A smaller but no less fascinating collection were the papers of Titus and Fidelia Coan, 18th century missionaries who settled in Hawaii. Titus Coan was very peripatetic, traveling to Patagonia and the Marquesas islands as part of his missionary calling. The papers donated were letters that Titus and Fidelia exchanged between one another. The beauty of the language and the sheer volume of letters the Coans exchanged were quite inspired.
Another small collection that I process belonged to Eitel Proelss, a German born theologian who, like his contemporary Dietrich Bonhoeffer, belonged to the Confessing Church and resisted Nazi influence during WWII. Proelss was sentenced to hard labor but survived the war. Proelss eventually became interested in criminality and began a program at UTS that merged pastoral care with psychology.
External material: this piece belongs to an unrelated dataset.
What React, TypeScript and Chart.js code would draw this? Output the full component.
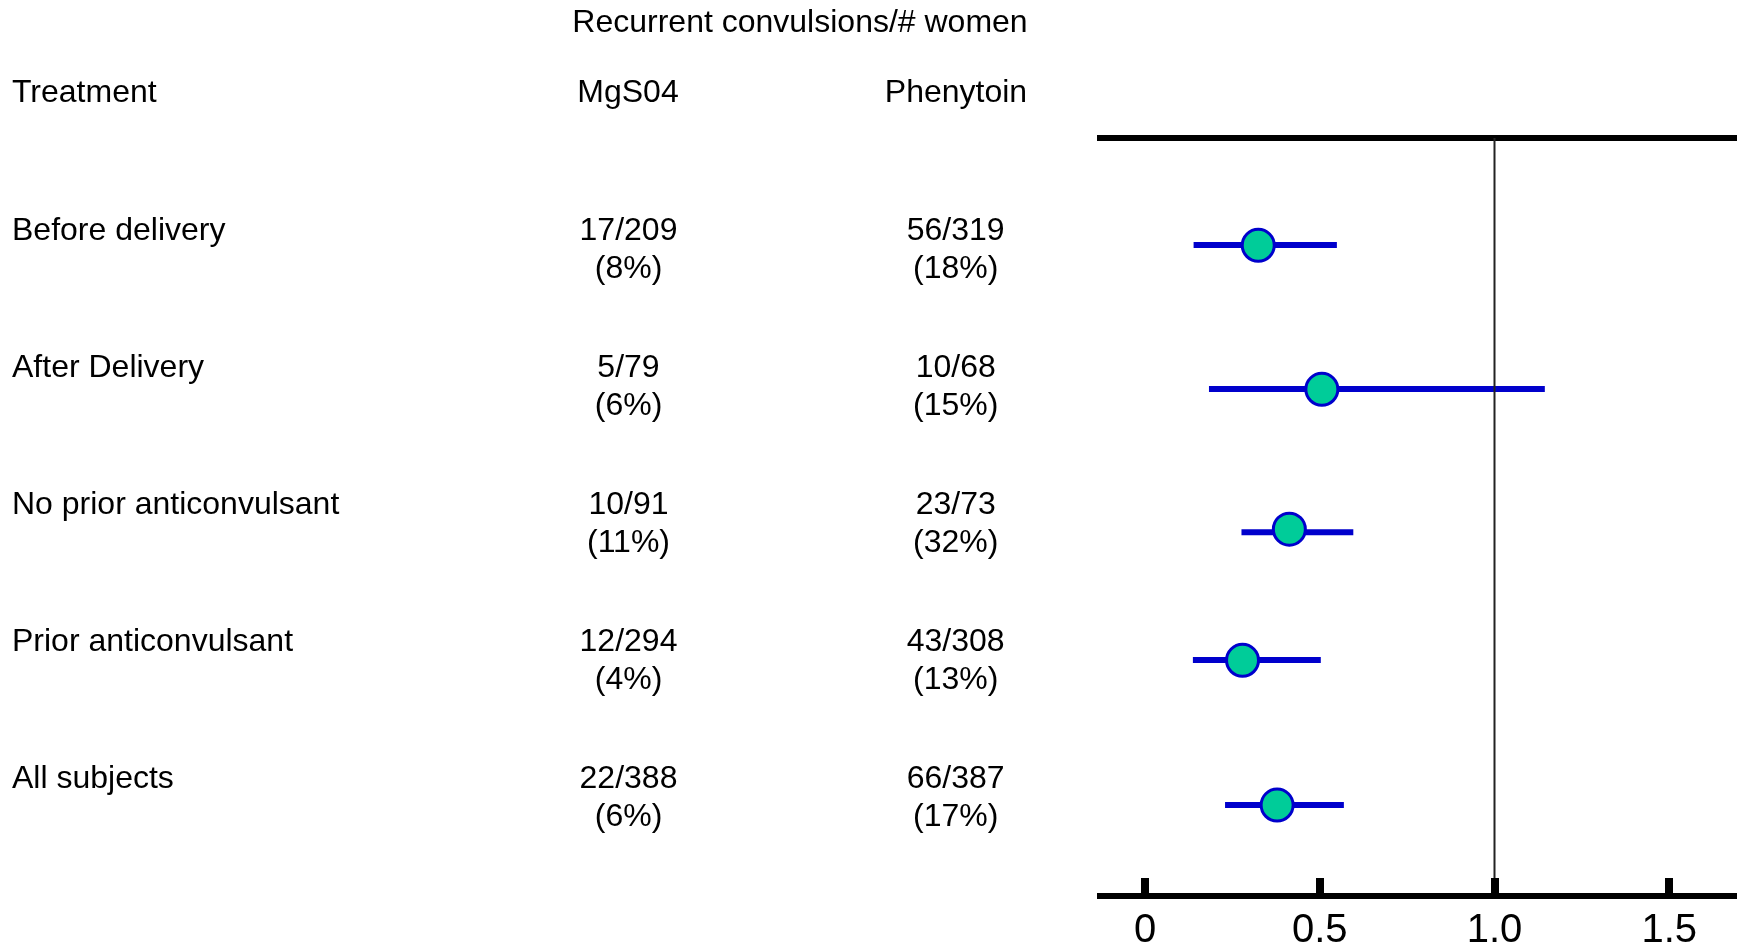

He also served as the Chaplain of Rikers island for 10 years . His papers offer a glimpse at the thoughts of an individual concerned for well-being of the incarcerated and assured of the redemptive possibilities for criminalized people.
My last collection was that of an individual named Arthur Mason Brown , whose grandfather, Francis Brown, was the seventh president of Union Theological Seminary. Arthur Mason Brown was born and grew up in present day Syria and served in the Navy during World War II. He eventually moved Egypt where he taught at the The American University of Cairo, also preaching at the Maadi Church in Maadi, Egypt. Though he eventually settled in the States, Brown returned to the Middle East for a year in 1971 to teach at the American University in Beirut. In his teaching years he found himself at a number of different institutions in the States, but spent the bulk of his career at Bates College in Maine. It was there that he suffered a devastating stroke which is said to had triggered a crisis of faith in him. After he stopped teaching and preaching, he devoted his energy to Haiku poems, two books of which are included in the collection. Most of Brown’s archival papers are sermons. These are abundant and a number of them exist in several different versions. It was challenging to fix an accurate chronology for them all and hopefully I have done an adequate job of it. There are also photos and the Haikus which provide a welcome contrast to the preponderance of sermons.